Time for some intense, brain-grinding death metal courtesy of Slovenia. Within Destruction alternate all of the heaviest, catchiest elements of brutal, tech and deathcore to annihilate your senses. While "Dark Impairment" relies on speed and bloody-finger-inducing guitar wankery, tracks like "Desecration of the Elapsed" utilize the slower pace and foreboding atmosphere of beatdown and deathcore to an equally impressive effect. Sometimes these styles are interspersed or juxtaposed within the same song. Meanwhile the drums beat the hell out of various time signatures, swapping clicky onslaughts of bass pedal back and forth with ominous, reverb-ridden snare and cymbal breaks. Voids can't seem to decide if it's a lumbering T-Rex or or lightning-fast velociraptor.
Willowtip is another metal label with a reputation for having a solid roster of bands on the precipice of greatness. Colorado's Vale of Pnath are certainly another strong testament to that fact. This was certainly a late entry having just come out in June, but goddamn did they earn their place on this list. I held off covering II for a while partially because...they didn't really need my help. There was scarcely a purveyor of metal out that who was not singing this album's praises. And rightly so, Vale of Pnath have not only knocked it out of the park in terms of gnarly shredding, but also keeping all of that amazing musicianship boiled down into a meal that you are going to come back for again. Sure, cavier is interesting every now and again, but if I find a Kuma's-level burger, that's what I'm going to be craving. Personal fav's: "A Nightmare Phantasm," "Klendathu," and "The Horror in Clay."
Once again, the genre of atmospheric, blackened death metal in the style of bands like Portal, Abyssal, and Vorage continues to grow and expand. An army is being built, and Nihl is the latest set of enlistment papers. The drums are a chaotic mix of shifting, Ulceratey blastbeats and powerful, moody sections of gargantuan bass and snare hits. These transitions are complemented well by contorting riffs of deep tremolo akin to Portal and Malthusian. So deep, in fact, that using this as background music nearly reduces the dark melodies to a drone. But a more focused listen will reveal a wealth of style and songwriting that is more than initially meets the eye.
After over 10 years together, Massachusetts DM band Abnormality is releasing what is quite possibly their best material yet. Under the effective use of hooks and grooves to draw the listener in, there is a foundation of the early Florida death metal scene. I would venture to say that this album may be darker, heavier, and more aggressive than Cannibal Corpse's last outing. The snare drum bites like a junkyard Rottweiler and the squeeling, chugging guitars maintain a certain ugliness that never seems to let up. This is probably the best album I have heard in the genre since last year's Church of the Five Precious Words. Fast, brutal, and bound to leave guitarists and drummers alike with bloody, mishapen hands.

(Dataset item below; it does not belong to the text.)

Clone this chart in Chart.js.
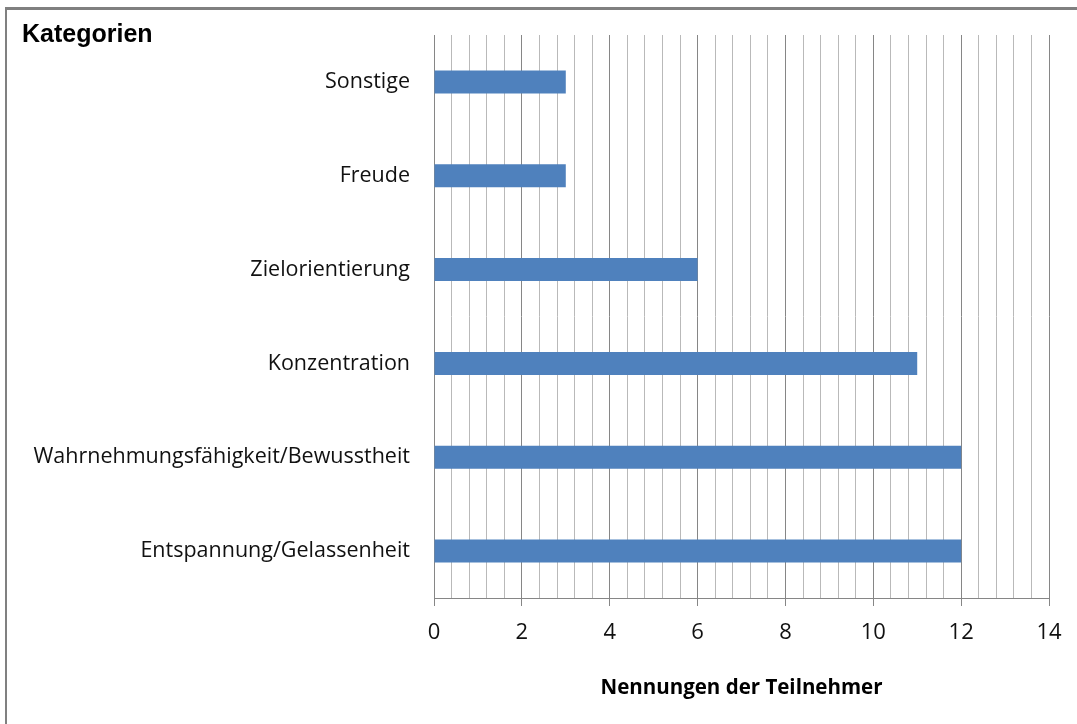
<!DOCTYPE html>
<html>
<head>
<meta charset="utf-8">
<script src="https://cdn.jsdelivr.net/npm/chart.js@4.4.0/dist/chart.umd.min.js"></script>
<style>
  html, body { margin: 0; padding: 0; background: #fff; }
  #wrap { position: relative; width: 1077px; height: 724px; overflow: hidden; }
  #frame {
    position: absolute; left: 5px; top: 7px; right: -10px; bottom: -10px;
    border-top: 3px solid #808080; border-left: 2px solid #808080;
  }
  #ylabel {
    position: absolute; left: 22px; top: 19px;
    font: bold 25px "Liberation Sans", Arial, sans-serif; line-height: 28px; color: #000;
  }
  canvas { position: absolute; left: 0; top: 0; }
</style>
</head>
<body>
<div id="wrap">
  <div id="frame"></div>
  <canvas id="chart" width="1077" height="724"></canvas>
  <div id="ylabel">Kategorien</div>
</div>
<script>
const categories = [
  "Sonstige",
  "Freude",
  "Zielorientierung",
  "Konzentration",
  "Wahrnehmungsfähigkeit/Bewusstheit",
  "Entspannung/Gelassenheit"
];
const mentions = [3, 3, 6, 11, 12, 12];
const xTickLabels = ["0", "2", "4", "6", "8", "10", "12", "14"];
const xTitle = "Nennungen der Teilnehmer";

const MAJOR = "#868686";
const MINOR = "#b9b9b9";

// major ticks come from the label list, minor lines every 0.4
const majorValues = xTickLabels.map(Number);
const isMajor = v => majorValues.some(m => Math.abs(m - v) < 1e-6);

const ctx = document.getElementById("chart").getContext("2d");
new Chart(ctx, {
  type: "bar",
  data: {
    labels: categories,
    datasets: [{
      label: "Nennungen",
      data: mentions,
      backgroundColor: "#4f81bd",
      borderWidth: 0,
      barPercentage: 0.245,
      categoryPercentage: 1
    }]
  },
  options: {
    indexAxis: "y",
    responsive: false,
    animation: false,
    layout: { padding: { top: 35, right: 28, left: 0, bottom: 0 } },
    plugins: {
      legend: { display: false },
      tooltip: { enabled: false }
    },
    scales: {
      x: {
        type: "linear",
        position: "bottom",
        min: 0,
        max: 14,
        afterBuildTicks: (scale) => {
          const ticks = [];
          for (let i = 0; i <= 35; i++) ticks.push({ value: Math.round(i * 4) / 10 });
          scale.ticks = ticks;
        },
        afterFit: (scale) => { scale.height = 126; },
        grid: {
          color: (c) => isMajor(c.tick.value) ? MAJOR : MINOR,
          tickColor: (c) => isMajor(c.tick.value) ? MAJOR : "rgba(0,0,0,0)",
          tickLength: 8,
          lineWidth: 1
        },
        border: { display: true, color: MAJOR, width: 1 },
        ticks: {
          autoSkip: false,
          maxRotation: 0,
          padding: 14,
          color: "#111",
          font: { family: "'Open Sans'", size: 22 },
          callback: (v) => isMajor(v) ? String(Math.round(v)) : ""
        },
        title: {
          display: true,
          text: xTitle,
          color: "#000",
          font: { family: "'Open Sans'", size: 20.5, weight: "bold" },
          padding: { top: 0, bottom: 24 }
        }
      },
      y: {
        afterFit: (scale) => { scale.width = 434; },
        grid: { display: false },
        border: { display: true, color: MAJOR, width: 1 },
        ticks: {
          padding: 16,
          color: "#111",
          font: { family: "'Open Sans'", size: 21.5 }
        }
      }
    }
  }
});
</script>
</body>
</html>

I was so busy in April that I just never got a chance to do a full review of this one. Such is the way it goes sometimes. However, it would be amiss to not include Naples' The Zenith Passage in a list of the best technical albums of 2016. What I love about this album is that it not only exhibits all of the best aspects of the genre, but also does a lot to carve a niche for itself with little stylistic touches. There are some killer freeform jazz sections, great use of proggy riffs that never sound quite the same, and use of electronic effects that reminds me about why I voted A Ritual Aura for the same reasons last year. "Holographic Principle II: Convergence," "Deus Deceptor," and "The Dissension Consensus" are all total shredders without losing sight of the songwriting. You also need to give props for invisible orange-inducing snarls and occasional symphonic additions. Sorry I missed you guys before, consider this an apology.

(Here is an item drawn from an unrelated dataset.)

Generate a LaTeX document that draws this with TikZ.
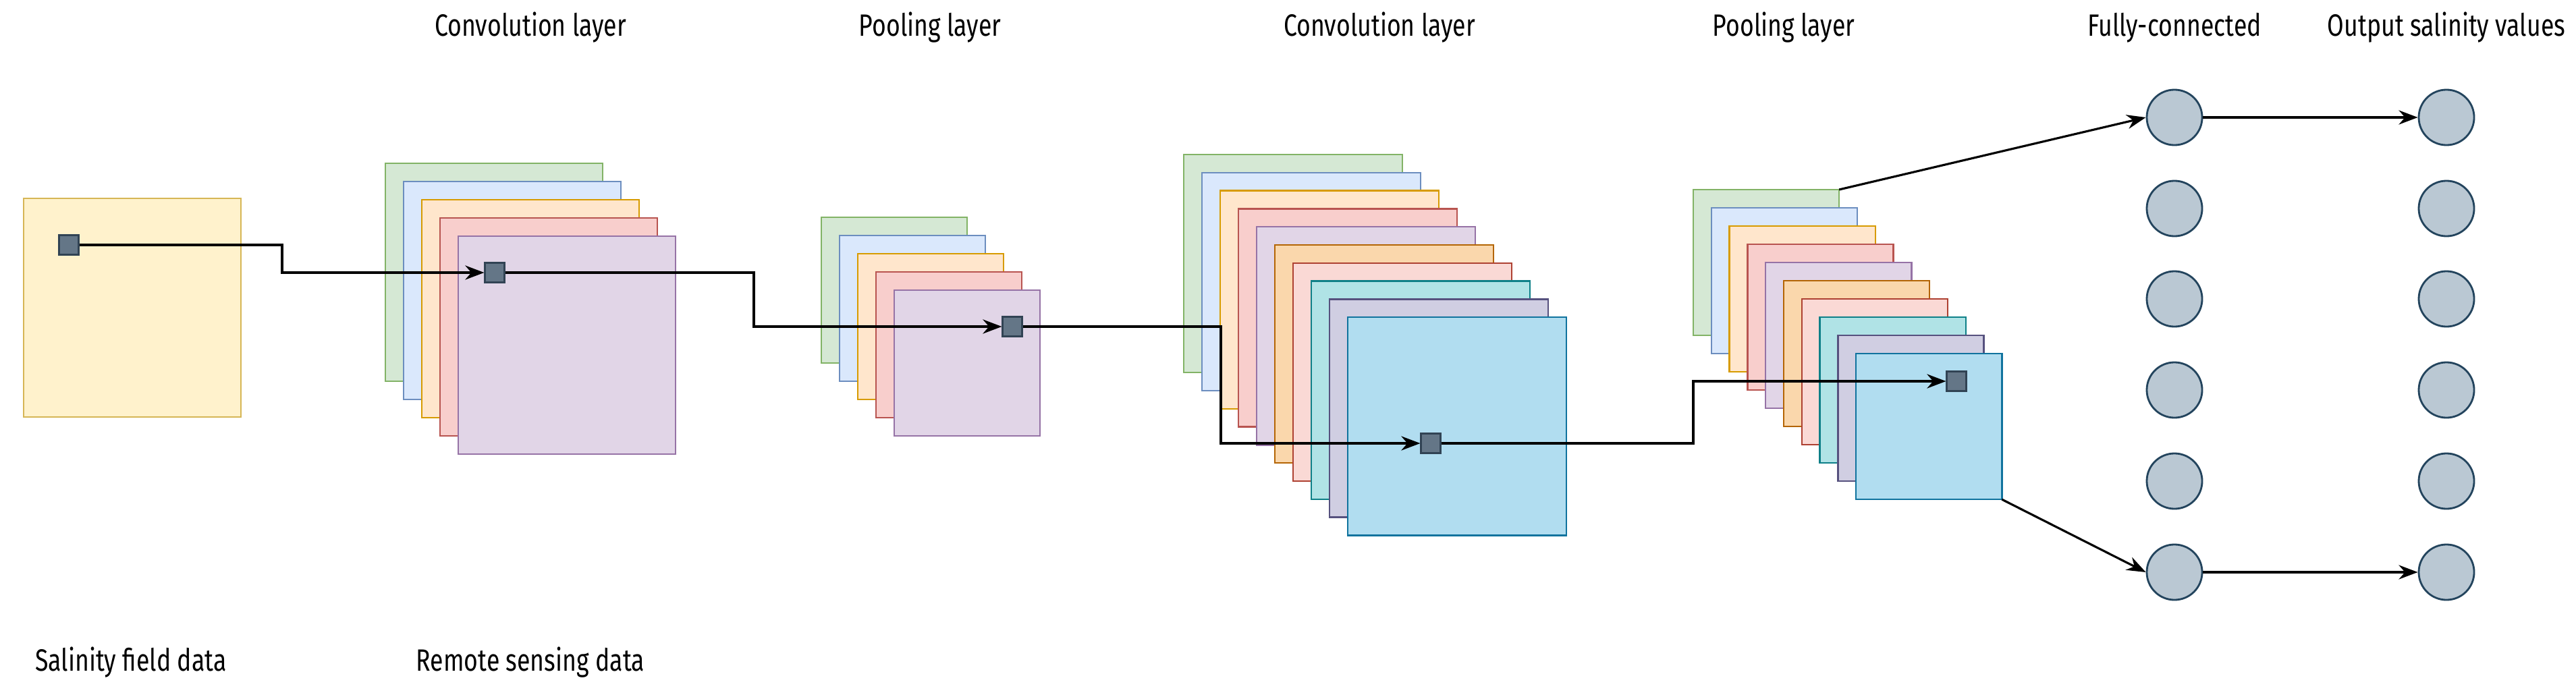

Inceste is an interpretation of the works of French aristocrat, libertine, and sadist, Marquis de Sade. I think NYC black metal band Imperial Triumphant have set out to pull some heads forcefully out of the sand to acknowledge the darker sides of society and human nature we like to pretend don't exist. But more importantly, the medium with which they have chosen to portray this information is a highly technical one. Compositions contort, twist, and lurch their way through a gauntlet of hedonism sometimes akin to Malthusian. Guitars have a vile, bent, out-of-tune sound that reminds me of French avantgarde acts like Peste Noire, and the drumming displays a dizzying array of approaches from blastbeats to a wonderful little jazz segment. Simply unmissable.
CB Murdoc's Here Be Dragons is filled with mind-bending extreme music that is not for the faint of heart. Like the creatures themselves, these tracks smell of brimstone and twist their scaled bodies through the darkness. And at the first opportunity, they will burn your sorry ass to the ground. Guitars spiral through various acrobatics of tapping, screeching, and djenting. Oh yeah, and on that last made up word, there is certainly some Meshuggah influence to the music as well. The weird rhythms, syncopated shifts in signature, and even some of the guitar riffs and vocals are all right out of the fellow Swedes' wheelhouse. Other fast favorite "Dither" sounds like it could have been included on Koloss. The embed for this one is not cooperating, so here's a DIRECT LINK TO THE ALBUM.
Could it really be anything else? Wormed is a scifi-themed brutal tech/death/grind band from Madrid, Spain. If you can decipher a single word from Phlegeton's performance (aside from the brief spoken word additions), you clearly have more metal ears than I. It is a cacophony of early Cannibal Corpse grunts and various other guttural noises. These songs do everything right when it comes to being extreme and technical. The drums are amazingly varied with a lot of great breaks and changes to emphasize the performance. The guitar licks are utterly insane both in their evil-sounding qualities and confusing-orgasm inducing speed and technicality. Krighsu is quite simply on another level.